How to Implement Physical Security Controls for Your Organization

Whether you are starting from scratch or looking to improve your current physical security program, here are three steps to effectively implement physical security controls.

Step 1: Risk assessment

The first step in any safety or security initiative is to identify and assess your organization’s specific risks, so you know what security controls you should set up. Performing a comprehensive risk assessment is your best tool to gain awareness. If you want to go even deeper, you can perform additional assessments:

  • Threat analysis
  • Vulnerability assessment
  • Impact analysis
  • Risk prioritization

Step 2: Planning and design

Once you identify and assess the risks, the next step is to plan out and design your security strategy, including the controls you will implement. This can be a significant undertaking if you’re building your security plan from scratch, but here are some things you want to be sure to include in your planning:

  • Develop a security policy
  • Map out access controls
  • Lay out surveillance systems
  • Design perimeter security measures
  • Establish environmental controls
  • Document emergency response plans
  • Build employee training programs

Step 3: Maintenance and testing

Setting up your physical security controls is only part of the implementation process.
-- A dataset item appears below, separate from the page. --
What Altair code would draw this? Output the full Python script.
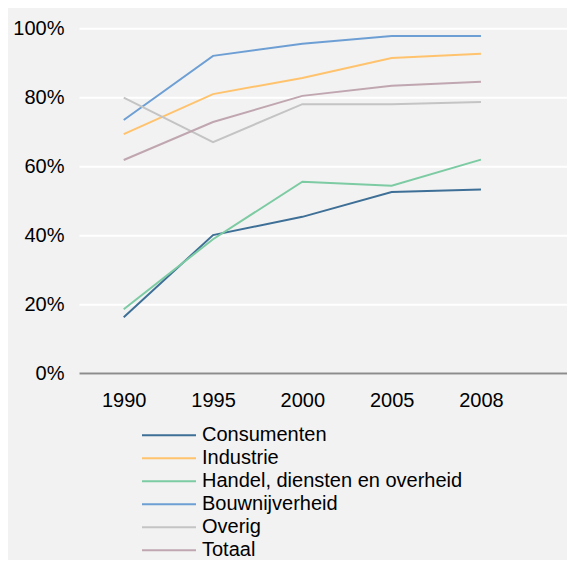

Once your systems are in place, you need to test everything to make sure they work as you designed them. Create a schedule for regular maintenance so you can quickly identify any gaps or vulnerabilities. You can run tabletop exercises, simulate break-ins during emergency drills, and perform after-action reports to document necessary improvements to your incident response.

Protecting Your People, Places, and Data

No matter what kind of location you’re securing, from data centers to office buildings to grocery stores, physical security controls are necessary to ensure the safety of everyone and everything inside. With the right technology and training, your security team can prevent unauthorized access and take a critical step toward ensuring your company’s long-term safety and operational resilience.